Binici "Seçmen listelerinin askıda olduğu itiraz sürecinde yerelde olup bitene nasıl hakim oldunuz, Genel Merkez ve yerelin koordinasyonunu nasıl sağladınız?" sorusunu şöyle yanıtladı:
- Biz öncelikle kendi çalışmamızı yaptık. YSK tarafından bütün siyasi partilere verilen seçmen kütüklerinin analizini yaptık. Ekimde aldığımız seçmen kütüğü, onun önünde olan seçmen kütüğü ve 4 Ocak’ta gelen seçmen kütüğünün karşılaştırmalı bir analizini gerçekleştirdik. Toplu bir taşınma ya da toplu bir değişikliği tespit ettik.
- Bu toplu değişikliklerden sonra daha az sayılı değişikliklere döndük ve örgütlerimize şunu söyledik: Burası Yozgat ise, burası Kars ise Yozgat İl Başkanımızı, Kars İl Başkanımızı aradık, dedik ki ‘Kıymetli Başkanımız, sizin burada şöyle bir toplu değişiklik var. Git, bu değişikliği yerinde tespit et.’ İl başkanımız, ilçe başkanımızı yanına alarak yerinde bir tespit gerçekleştirmeye çalıştı. Yani orası boş bir arsa mı? Orada gerçekten bu insanlar fiziken, fiilen varlar mı? Bunların hepsinin tespitini yaptıktan sonra itirazlarımızı gerçekleştirdik.
"İKİNCİ İTİRAZLARIMIZI HAZIRLIYORUZ"
- İtirazlarımızı ilçe başkanlarımız yaptı. İlçe başkanlarımız yaptıkları itirazların sonuçlarını aldı ve raporlamalarını bize bildirdiler. Biz o raporlar doğrultusunda şimdi ikinci itirazlar noktasında bir süreç işletiyoruz. Tabii burada şunu da kaçırmamak lazım: Seçmen hareketliliği Türkiye'de hep olan bir şey ve özellikle yerel seçimlerde daha çok olan bir husus. Çünkü seçmenlerimiz büyükşehirlerde yaşasa bile, kendi köyünde muhtarı seçebilmek için yerel seçim sürecinde bir hareketlilik gerçekleşir.
- Dolayısıyla bunu da çok gözden kaçırmamak lazım. Biz kendi tespit ettiğimiz bütün itirazları yaptık. Tespit edemeyip de seçmenimizden bize gelen şikayetlerin hepsinin de itirazlarını gerçekleştirdik. Sonuçlarını aldık. Bir kısmı kabul gördü. Bir kısmı görmedi.

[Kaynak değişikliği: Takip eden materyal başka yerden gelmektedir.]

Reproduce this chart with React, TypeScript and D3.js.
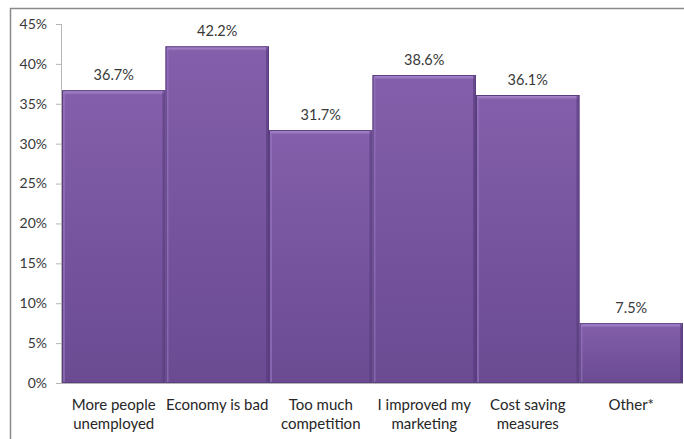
import React from "react";
import * as d3 from "d3";

const categories: string[][] = [
  ["More people", "unemployed"],
  ["Economy is bad"],
  ["Too much", "competition"],
  ["I improved my", "marketing"],
  ["Cost saving", "measures"],
  ["Other*"],
];
const values: number[] = [36.7, 42.2, 31.7, 38.6, 36.1, 7.5];
const yTicks: number[] = [0, 5, 10, 15, 20, 25, 30, 35, 40, 45];

const W = 684;
const H = 439;
const left = 62;
const right = 683;
const top = 24;
const bottom = 383;
const font = "Lato, 'Open Sans', sans-serif";

export default function App() {
  const x = d3
    .scaleBand<number>()
    .domain(values.map((_, i) => i))
    .range([left, right])
    .paddingInner(0)
    .paddingOuter(0);
  const y = d3.scaleLinear().domain([0, 45]).range([bottom, top]);

  return (
    <svg
      width={W}
      height={H}
      style={{ position: "absolute", left: 0, top: 0, background: "#fff" }}
    >
      <defs>
        <linearGradient id="barGrad" x1="0" y1="0" x2="0" y2="1">
          <stop offset="0" stopColor="#845fab" />
          <stop offset="1" stopColor="#6a4b92" />
        </linearGradient>
        <linearGradient id="topBevel" x1="0" y1="0" x2="0" y2="1">
          <stop offset="0" stopColor="#b497d6" />
          <stop offset="1" stopColor="#8b66b2" />
        </linearGradient>
      </defs>
      {/* outer border */}
      <line x1={10} y1={8.5} x2={W} y2={8.5} stroke="#8a8a8a" strokeWidth={1.5} />
      <line x1={10.5} y1={8} x2={10.5} y2={H} stroke="#8a8a8a" strokeWidth={1.5} />

      {/* y axis */}
      <line x1={left - 0.5} y1={top} x2={left - 0.5} y2={bottom} stroke="#b5b5b5" />
      {yTicks.map((t) => (
        <g key={t}>
          <line x1={left - 6} x2={left} y1={y(t) + 0.5} y2={y(t) + 0.5} stroke="#b5b5b5" />
          <text
            x={47}
            y={y(t)}
            dy="0.35em"
            textAnchor="end"
            fontFamily={font}
            fontSize={14}
            fill="#383838"
          >
            {t}%
          </text>
        </g>
      ))}

      {/* bars */}
      {values.map((v, i) => {
        const bx = x(i)!;
        const bw = x.bandwidth();
        const by = y(v);
        const bh = bottom - by;
        return (
          <g key={i}>
            <rect x={bx} y={by} width={bw} height={bh} fill="url(#barGrad)" />
            <rect x={bx + 1} y={by} width={bw - 2} height={4} fill="url(#topBevel)" />
            <rect x={bx + 1} y={by + 1} width={2} height={bh - 2} fill="#9878bf" opacity={0.6} />
            <rect x={bx + bw - 3} y={by + 1} width={2} height={bh - 2} fill="#55397a" opacity={0.6} />
            <rect
              x={bx + 0.5}
              y={by + 0.5}
              width={bw - 1}
              height={bh - 1}
              fill="none"
              stroke="#5a3e80"
              strokeWidth={1}
            />
            <text
              x={bx + bw / 2}
              y={by - 10}
              textAnchor="middle"
              fontFamily={font}
              fontSize={14.5}
              fill="#383838"
            >
              {v.toFixed(1)}%
            </text>
            {categories[i].map((line, j) => (
              <text
                key={j}
                x={bx + bw / 2}
                y={410 + j * 19}
                textAnchor="middle"
                fontFamily={font}
                fontSize={15}
                fill="#262626"
              >
                {line}
              </text>
            ))}
          </g>
        );
      })}
      {/* x axis */}
      <line x1={left - 1} x2={right} y1={bottom + 0.5} y2={bottom + 0.5} stroke="#b5b5b5" />
    </svg>
  );
}
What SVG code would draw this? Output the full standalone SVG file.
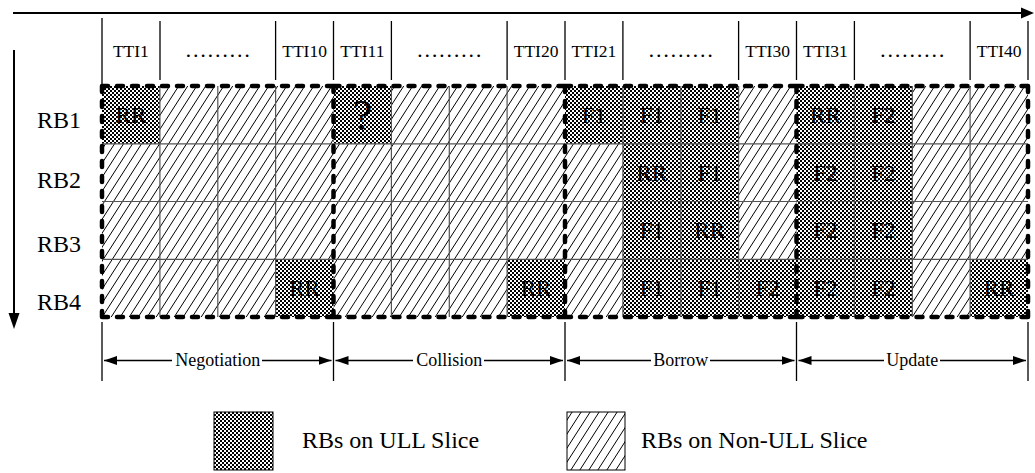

Görmemesinin gerekçesini de bize bildirdiği için seçim kurulları, biz o gerekçeler üzerinden ikinci itiraz yapmamız gerekiyorsa da ikinci itirazlarımızı şu anda hazırlıyoruz.
BOŞ TUTANAK İMZALANMAYACAK
('Sandıkları terk etmeyelim' söyleminden öte somut bir çalışma yapılmamış, seçmenin motivasyonu ikinci turda kırılmıştı. Bununönüne nasıl geçeceksiniz?)
- Tabii ki sandık hepimizin sorumluluğu olmakla birlikte seçmenin de sorumluluğu. Yani seçmen verdiği oyu da takip edecektir. Biz bu konuda bütün sivil inisiyatiflerle çalışmalarımızı gerçekleştireceğiz. En nihayetinde, seçmenimiz de kendi verdiği oya sahip çıkmak için o gün sandık başında olacaktır, gözlemci olarak ya da sandık görevlisi olarak.
- Sabah sandık görevlilerimiz, gözlemci seçmenler gidecek. Ve önce bir kere boş tutanakları imzalamayacaklar. Yani Anadolu'da yaygın bir şekilde böyle bir usul gerçekleştiriyorlar. Kolaylık olsun diye, kötü bir niyet altında aramıyoruz asla ama kolaylık olsun diye böyle bir süreç yapıyorlar. Bunu bir kere engelleyeceğiz çünkü o tutanağın altı bir kere imzalanırsa üstü istediği gibi doldurulur.
- Sandıktan çıkan oy doğru sayılacak, o sayılan oy doğru bir şekilde tutanağa geçirilecek, çeteleye geçirilecek ve seçim kuruluna teslim edilecek. Burada bütün siyasi partilere ciddi bir görev düşüyor. Görevin en büyük kısmı bizlere düşüyor. Ama seçmene de tabii ki verdiği oya sahip çıkma gibi bir görevi olacak bu noktada. Ve ben bütün seçmenle bu süreci el birliğiyle yapacağımızı düşünüyorum.